● **Directions for this task**: Transcribe the whole listing below without changing a word, but leave out every image.

● **Dataset section**:
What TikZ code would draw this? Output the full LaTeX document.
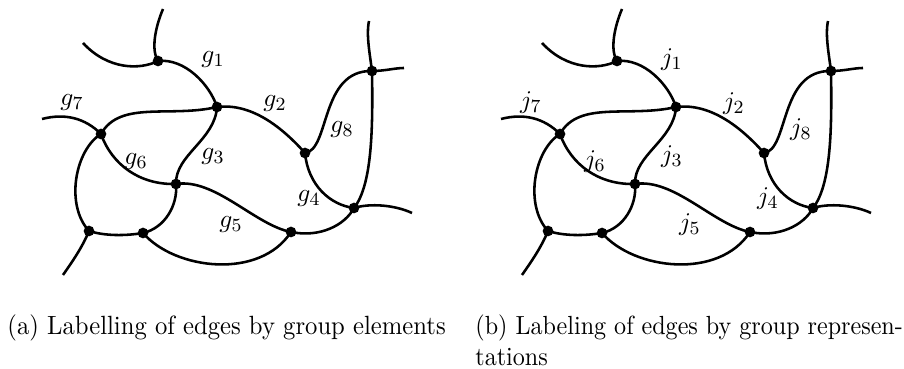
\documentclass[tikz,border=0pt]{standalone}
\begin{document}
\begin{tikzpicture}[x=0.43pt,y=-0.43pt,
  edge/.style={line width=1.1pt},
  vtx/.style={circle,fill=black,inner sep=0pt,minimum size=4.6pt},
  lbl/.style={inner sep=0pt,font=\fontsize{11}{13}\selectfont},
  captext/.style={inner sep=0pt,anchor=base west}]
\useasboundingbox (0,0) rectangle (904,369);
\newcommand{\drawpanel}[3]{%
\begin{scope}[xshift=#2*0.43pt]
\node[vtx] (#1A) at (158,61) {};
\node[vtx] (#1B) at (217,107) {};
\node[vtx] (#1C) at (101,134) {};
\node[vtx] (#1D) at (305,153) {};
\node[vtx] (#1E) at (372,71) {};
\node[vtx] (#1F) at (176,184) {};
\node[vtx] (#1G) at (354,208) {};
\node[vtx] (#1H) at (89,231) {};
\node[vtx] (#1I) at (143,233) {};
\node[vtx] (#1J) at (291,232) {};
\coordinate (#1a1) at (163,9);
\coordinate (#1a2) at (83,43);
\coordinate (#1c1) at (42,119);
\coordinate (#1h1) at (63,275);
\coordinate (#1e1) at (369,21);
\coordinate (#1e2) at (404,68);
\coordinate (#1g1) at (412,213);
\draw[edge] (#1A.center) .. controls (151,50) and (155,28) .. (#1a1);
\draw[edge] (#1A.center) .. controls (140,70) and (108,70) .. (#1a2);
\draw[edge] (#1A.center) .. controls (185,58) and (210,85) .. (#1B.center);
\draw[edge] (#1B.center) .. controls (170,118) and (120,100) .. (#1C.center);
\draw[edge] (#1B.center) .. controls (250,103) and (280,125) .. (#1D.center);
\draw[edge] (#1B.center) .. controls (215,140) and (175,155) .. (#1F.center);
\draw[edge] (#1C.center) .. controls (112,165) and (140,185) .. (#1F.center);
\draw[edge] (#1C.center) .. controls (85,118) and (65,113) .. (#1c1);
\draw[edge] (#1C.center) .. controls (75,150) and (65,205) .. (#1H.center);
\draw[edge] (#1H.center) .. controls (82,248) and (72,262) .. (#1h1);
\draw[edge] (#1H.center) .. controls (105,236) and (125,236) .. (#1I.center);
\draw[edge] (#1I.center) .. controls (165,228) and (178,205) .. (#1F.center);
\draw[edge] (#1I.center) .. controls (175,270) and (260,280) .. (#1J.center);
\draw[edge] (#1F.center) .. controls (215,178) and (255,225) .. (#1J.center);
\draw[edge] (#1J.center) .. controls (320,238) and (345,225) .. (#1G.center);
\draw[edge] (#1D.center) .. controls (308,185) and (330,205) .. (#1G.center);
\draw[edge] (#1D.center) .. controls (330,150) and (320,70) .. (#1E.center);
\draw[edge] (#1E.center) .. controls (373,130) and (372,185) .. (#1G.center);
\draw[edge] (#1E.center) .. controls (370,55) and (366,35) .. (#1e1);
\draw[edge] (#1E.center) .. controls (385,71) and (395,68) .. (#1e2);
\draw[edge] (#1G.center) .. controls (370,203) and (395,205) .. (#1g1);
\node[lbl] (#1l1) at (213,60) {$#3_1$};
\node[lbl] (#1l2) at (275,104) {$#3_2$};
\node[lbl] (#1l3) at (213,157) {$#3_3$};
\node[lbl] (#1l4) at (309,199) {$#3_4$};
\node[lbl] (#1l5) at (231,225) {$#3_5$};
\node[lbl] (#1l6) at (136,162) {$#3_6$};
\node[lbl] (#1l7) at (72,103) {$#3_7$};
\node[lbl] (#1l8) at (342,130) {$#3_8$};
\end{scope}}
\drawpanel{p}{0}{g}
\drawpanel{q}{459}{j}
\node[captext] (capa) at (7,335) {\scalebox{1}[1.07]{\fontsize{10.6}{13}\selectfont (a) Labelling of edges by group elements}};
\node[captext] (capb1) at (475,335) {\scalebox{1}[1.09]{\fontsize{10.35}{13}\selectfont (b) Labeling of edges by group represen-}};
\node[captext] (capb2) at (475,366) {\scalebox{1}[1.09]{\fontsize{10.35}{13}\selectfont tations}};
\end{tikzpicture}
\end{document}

● **The response**:
What TikZ code would draw this? Output the full LaTeX document.
\documentclass[tikz,border=0pt]{standalone}
\begin{document}
\begin{tikzpicture}[x=0.43pt,y=-0.43pt,
  edge/.style={line width=1.1pt},
  vtx/.style={circle,fill=black,inner sep=0pt,minimum size=4.6pt},
  lbl/.style={inner sep=0pt,font=\fontsize{11}{13}\selectfont},
  captext/.style={inner sep=0pt,anchor=base west}]
\useasboundingbox (0,0) rectangle (904,369);
\newcommand{\drawpanel}[3]{%
\begin{scope}[xshift=#2*0.43pt]
\node[vtx] (#1A) at (158,61) {};
\node[vtx] (#1B) at (217,107) {};
\node[vtx] (#1C) at (101,134) {};
\node[vtx] (#1D) at (305,153) {};
\node[vtx] (#1E) at (372,71) {};
\node[vtx] (#1F) at (176,184) {};
\node[vtx] (#1G) at (354,208) {};
\node[vtx] (#1H) at (89,231) {};
\node[vtx] (#1I) at (143,233) {};
\node[vtx] (#1J) at (291,232) {};
\coordinate (#1a1) at (163,9);
\coordinate (#1a2) at (83,43);
\coordinate (#1c1) at (42,119);
\coordinate (#1h1) at (63,275);
\coordinate (#1e1) at (369,21);
\coordinate (#1e2) at (404,68);
\coordinate (#1g1) at (412,213);
\draw[edge] (#1A.center) .. controls (151,50) and (155,28) .. (#1a1);
\draw[edge] (#1A.center) .. controls (140,70) and (108,70) .. (#1a2);
\draw[edge] (#1A.center) .. controls (185,58) and (210,85) .. (#1B.center);
\draw[edge] (#1B.center) .. controls (170,118) and (120,100) .. (#1C.center);
\draw[edge] (#1B.center) .. controls (250,103) and (280,125) .. (#1D.center);
\draw[edge] (#1B.center) .. controls (215,140) and (175,155) .. (#1F.center);
\draw[edge] (#1C.center) .. controls (112,165) and (140,185) .. (#1F.center);
\draw[edge] (#1C.center) .. controls (85,118) and (65,113) .. (#1c1);
\draw[edge] (#1C.center) .. controls (75,150) and (65,205) .. (#1H.center);
\draw[edge] (#1H.center) .. controls (82,248) and (72,262) .. (#1h1);
\draw[edge] (#1H.center) .. controls (105,236) and (125,236) .. (#1I.center);
\draw[edge] (#1I.center) .. controls (165,228) and (178,205) .. (#1F.center);
\draw[edge] (#1I.center) .. controls (175,270) and (260,280) .. (#1J.center);
\draw[edge] (#1F.center) .. controls (215,178) and (255,225) .. (#1J.center);
\draw[edge] (#1J.center) .. controls (320,238) and (345,225) .. (#1G.center);
\draw[edge] (#1D.center) .. controls (308,185) and (330,205) .. (#1G.center);
\draw[edge] (#1D.center) .. controls (330,150) and (320,70) .. (#1E.center);
\draw[edge] (#1E.center) .. controls (373,130) and (372,185) .. (#1G.center);
\draw[edge] (#1E.center) .. controls (370,55) and (366,35) .. (#1e1);
\draw[edge] (#1E.center) .. controls (385,71) and (395,68) .. (#1e2);
\draw[edge] (#1G.center) .. controls (370,203) and (395,205) .. (#1g1);
\node[lbl] (#1l1) at (213,60) {$#3_1$};
\node[lbl] (#1l2) at (275,104) {$#3_2$};
\node[lbl] (#1l3) at (213,157) {$#3_3$};
\node[lbl] (#1l4) at (309,199) {$#3_4$};
\node[lbl] (#1l5) at (231,225) {$#3_5$};
\node[lbl] (#1l6) at (136,162) {$#3_6$};
\node[lbl] (#1l7) at (72,103) {$#3_7$};
\node[lbl] (#1l8) at (342,130) {$#3_8$};
\end{scope}}
\drawpanel{p}{0}{g}
\drawpanel{q}{459}{j}
\node[captext] (capa) at (7,335) {\scalebox{1}[1.07]{\fontsize{10.6}{13}\selectfont (a) Labelling of edges by group elements}};
\node[captext] (capb1) at (475,335) {\scalebox{1}[1.09]{\fontsize{10.35}{13}\selectfont (b) Labeling of edges by group represen-}};
\node[captext] (capb2) at (475,366) {\scalebox{1}[1.09]{\fontsize{10.35}{13}\selectfont tations}};
\end{tikzpicture}
\end{document}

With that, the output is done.